Malaysia of course! Malaysia stands out as a truly unique blend of cultures, foods, architecture and landscapes—a country teeming with the chaotic fusion of all things different, but unified. At the cultural heart of this fusion stands Georgetown, Penang, located on the Island of Penang just South of Thailand in Peninsular Malaysia. Georgetown is historically a fascinating city that has stood at the center of an east-west trade root for half a century, resulting in a profuse blending of cultures and peoples.
Georgetown is a whirlwind of sights sounds and smells. One moment you will be eating the best naan you have ever had while Indian music blares from speakers set up in the streets and the smell of incense fills your lungs, the next you are marveling at the sloping towers of a mosque, and then slurping Chinese street noodles while the deep throughty sounds of the call to prayer resonate through the streets.
The most remarkable thing about this colonial yet contemporary, multicultural city is the fact that while there are so many different cultures living, thriving and being in one place, all have managed to maintain their authenticity and cultural preservation, but have accepted one another. As Anas Zubedy, a native of Georgetown explains,
Isaac and I immersed fully in the melting pot of culture, indulging in hawker stalls, drinking coconuts in the humid southeast sun and zigzagging the colorful streets by bicycle, taking in the plethora of senses. As fate would have it we bumped into two fellow travelers, a woman from Argentina and a man from Uruguay, who we had met in Kuala Lumpur earlier in the month. After several unplanned, serendipitous encounters where we would spot them throughout the country, we decided it was best to just start planning our encounters and we quickly came to love them in the unique way that travel has of bringing people together.
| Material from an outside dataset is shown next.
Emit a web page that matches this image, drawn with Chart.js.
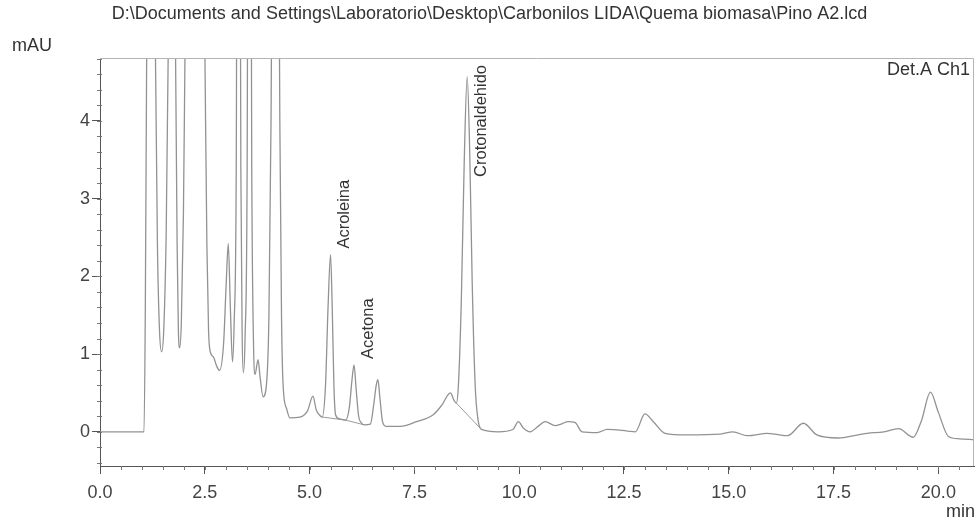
<!DOCTYPE html>
<html>
<head>
<meta charset="utf-8">
<title>Pino A2</title>
<script src="https://cdn.jsdelivr.net/npm/chart.js@4.4.1/dist/chart.umd.min.js"></script>
<style>
  html, body { margin: 0; padding: 0; background: #fff; }
  #crom { display: block; }
</style>
</head>
<body>
<canvas id="crom" width="979" height="521"></canvas>
<script>
// Cromatograma Det.A Ch1 - tiempo (min) vs absorbancia (mAU)
const tiempos = [
  0, 1.05, 1.08, 1.11, 1.22, 1.32, 1.37, 1.42, 1.47,
  1.52, 1.58, 1.63, 1.72, 1.8, 1.84, 1.87, 1.9,
  1.94, 1.99, 2.03, 2.27, 2.5, 2.55, 2.59, 2.63,
  2.71, 2.78, 2.85,
  2.95, 3.01, 3.06, 3.11, 3.16,
  3.2, 3.25, 3.3, 3.36, 3.39, 3.42,
  3.46, 3.51, 3.56, 3.62, 3.66, 3.7,
  3.77, 3.82, 3.89,
  3.97, 4.03, 4.08, 4.18, 4.29, 4.33, 4.37,
  4.45, 4.53, 4.77, 4.95, 5.08, 5.16, 5.23, 5.3,
  5.38, 5.44, 5.5, 5.54, 5.58, 5.62, 5.7, 5.86,
  5.95, 6.01, 6.06, 6.11, 6.17, 6.23, 6.3, 6.45,
  6.53, 6.59, 6.63, 6.68, 6.74, 6.82, 7.16, 7.55, 7.95, 8.15, 8.36, 8.45, 8.5,
  8.55, 8.62, 8.69, 8.76, 8.82, 8.88, 8.95, 9.02, 9.1,
  9.5, 9.85, 9.98, 10.1, 10.26, 10.45, 10.62, 10.86, 11.0, 11.17, 11.33, 11.5,
  11.86, 12.1, 12.58, 12.77, 13.0, 13.2, 13.48, 14.0, 14.8, 15.1, 15.44, 15.92,
  16.1, 16.4, 16.78, 17.1, 17.6, 18.3, 18.7, 19.05, 19.4, 19.6, 19.81, 20.0,
  20.24, 20.5, 20.85
];
const absorbancia = [
  0, 0, 1.5, 4.5, 14, 5, 2.4, 1.3, 1.03,
  1.3, 2.6, 5, 14, 5, 2.4, 1.3, 1.08,
  1.4, 2.8, 5, 16, 5, 2.4, 1.3, 1.03,
  0.96, 0.85, 0.79,
  1.15, 1.9, 2.42, 1.6, 0.9,
  1.4, 3.4, 14, 3.4, 1.3, 0.76,
  1.2, 3.4, 14, 3.4, 1.2, 0.74,
  0.93, 0.7, 0.45,
  0.6, 1.5, 4, 14, 4, 1.5, 0.58,
  0.3, 0.18, 0.19, 0.27, 0.46, 0.28, 0.22, 0.19,
  0.6, 1.6, 2.28, 1.6, 0.6, 0.22, 0.17, 0.15,
  0.32, 0.66, 0.86, 0.55, 0.2, 0.12, 0.09, 0.1,
  0.35, 0.6, 0.67, 0.42, 0.13, 0.07, 0.07, 0.13, 0.22, 0.34, 0.5, 0.4, 0.37,
  0.6, 1.7, 3.5, 4.57, 3.6, 1.9, 0.6, 0.15, 0.03,
  0.0, 0.03, 0.13, 0.05, 0.0, 0.07, 0.13, 0.08, 0.1, 0.13, 0.12, 0.0,
  -0.01, 0.03, 0.01, 0.0, 0.23, 0.13, -0.02, -0.04, -0.03, 0.0, -0.05, -0.02,
  -0.03, -0.05, 0.11, -0.04, -0.08, -0.02, 0.0, 0.04, -0.07, 0.15, 0.51, 0.25,
  -0.06, -0.09, -0.1
];

// picos identificados
const picosNombre = ["Acroleina", "Acetona", "Crotonaldehido"];
const picosTiempo = [5.5, 6.06, 8.76];
const picosAltura = [2.28, 0.86, 4.57];

// lineas base de integracion (inicio / fin)
const baseInicioT = [5.3, 5.86, 8.5];
const baseInicioY = [0.19, 0.15, 0.37];
const baseFinT = [5.86, 6.3, 9.1];
const baseFinY = [0.15, 0.09, 0.03];

const ticksX = [0, 2.5, 5, 7.5, 10, 12.5, 15, 17.5, 20];
const ticksY = [0, 1, 2, 3, 4];

const rutaArchivo = "D:\\Documents and Settings\\Laboratorio\\Desktop\\Carbonilos LIDA\\Quema biomasa\\Pino A2.lcd";
const fuente = '"Liberation Sans", Arial, sans-serif';

const puntos = tiempos.map((t, i) => ({ x: t, y: absorbancia[i] }));
const lineasBase = [];
baseInicioT.forEach((t, i) => {
  lineasBase.push({ x: t, y: baseInicioY[i] });
  lineasBase.push({ x: baseFinT[i], y: baseFinY[i] });
  lineasBase.push({ x: baseFinT[i], y: null });
});

const decoracion = {
  id: "decoracion",
  afterDraw(chart) {
    const ctx = chart.ctx;
    const a = chart.chartArea;
    const sx = chart.scales.x;
    const sy = chart.scales.y;
    ctx.save();

    // marco superior y derecho
    ctx.strokeStyle = "#b5b5b5";
    ctx.lineWidth = 1;
    ctx.beginPath();
    ctx.moveTo(a.left, a.top + 0.5);
    ctx.lineTo(a.right - 0.5, a.top + 0.5);
    ctx.lineTo(a.right - 0.5, a.bottom);
    ctx.stroke();

    // ticks menores
    ctx.strokeStyle = "#777";
    ctx.beginPath();
    for (let i = -2; i <= 24; i++) {
      const py = Math.round(sy.getPixelForValue(i / 5)) + 0.5;
      ctx.moveTo(a.left - 3, py);
      ctx.lineTo(a.left + 2, py);
    }
    for (let i = 1; i <= 41; i++) {
      const px = Math.round(sx.getPixelForValue(i / 2)) + 0.5;
      ctx.moveTo(px, a.bottom);
      ctx.lineTo(px, a.bottom + 4);
    }
    ctx.stroke();

    // textos
    ctx.fillStyle = "#333";
    ctx.textBaseline = "middle";
    ctx.font = "18px " + fuente;
    ctx.textAlign = "center";
    ctx.fillText(rutaArchivo, chart.width / 2, 14);

    ctx.textAlign = "left";
    ctx.fillText("mAU", 12, 46);
    ctx.textAlign = "right";
    ctx.fillText("Det.A Ch1", a.right - 4, 70);
    ctx.fillText("min", a.right + 1, 512);

    // nombres de los picos, verticales
    ctx.font = "16.5px " + fuente;
    picosNombre.forEach((nombre, i) => {
      const px = sx.getPixelForValue(picosTiempo[i]);
      const py = sy.getPixelForValue(picosAltura[i]);
      const largo = ctx.measureText(nombre).width;
      let inicio = py - 6;
      if (inicio - largo < a.top + 7) inicio = a.top + 7 + largo;
      ctx.save();
      ctx.translate(px + 14, inicio);
      ctx.rotate(-Math.PI / 2);
      ctx.textAlign = "left";
      ctx.fillText(nombre, 0, 0);
      ctx.restore();
    });

    ctx.restore();
  }
};

new Chart(document.getElementById("crom"), {
  type: "line",
  data: {
    datasets: [{
      data: puntos,
      borderColor: "#929292",
      borderWidth: 1.3,
      pointRadius: 0,
      cubicInterpolationMode: "monotone"
    }, {
      data: lineasBase,
      borderColor: "#9a9a9a",
      borderWidth: 1,
      pointRadius: 0,
      spanGaps: false
    }]
  },
  options: {
    responsive: false,
    animation: false,
    layout: { padding: { top: 58, right: 5, left: 0, bottom: 0 } },
    plugins: {
      legend: { display: false },
      tooltip: { enabled: false }
    },
    scales: {
      x: {
        type: "linear",
        min: 0,
        max: 20.85,
        afterBuildTicks: s => { s.ticks = ticksX.map(v => ({ value: v })); },
        afterFit: s => { s.height = 55; },
        border: { color: "#555", width: 1 },
        grid: { drawOnChartArea: false, tickLength: 8, color: "#555" },
        ticks: {
          color: "#444",
          padding: 8,
          maxRotation: 0,
          font: { family: fuente, size: 18 },
          callback: v => v.toFixed(1)
        }
      },
      y: {
        type: "linear",
        min: -0.44,
        max: 4.81,
        afterBuildTicks: s => { s.ticks = ticksY.map(v => ({ value: v })); },
        afterFit: s => { s.width = 100; },
        border: { color: "#555", width: 1 },
        grid: { drawOnChartArea: false, tickLength: 8, color: "#555" },
        ticks: {
          color: "#444",
          padding: 2,
          font: { family: fuente, size: 18 },
          callback: v => String(v)
        }
      }
    }
  },
  plugins: [decoracion]
});
</script>
</body>
</html>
The rest of our time in Penang was spent with our new friends in a whirlwind of eating deliciously weird foreign foods, drinking over priced beers, marveling at extremely odd Chinese karaoke performances, wandering the villages perched on the docks, and running around the city in the middle of the night to photograph street art without the crowds of monopod, selfie stick toting tourists in trishaws clogging the narrow streets.
As we left the docks in Penang and the Titanic began to play for the second time on the big screen TV of the boat (I’m not sure if they didn’t get the irony, or if it was a cruel joke), I had time to reflect and contemplate what I have come to think of as The Penang Story—the story of one flourishing city that can attract people from all walks of life, where each community can take pride in their heritage without demoralizing their neighbors, and where history is alive and tangible in the streets.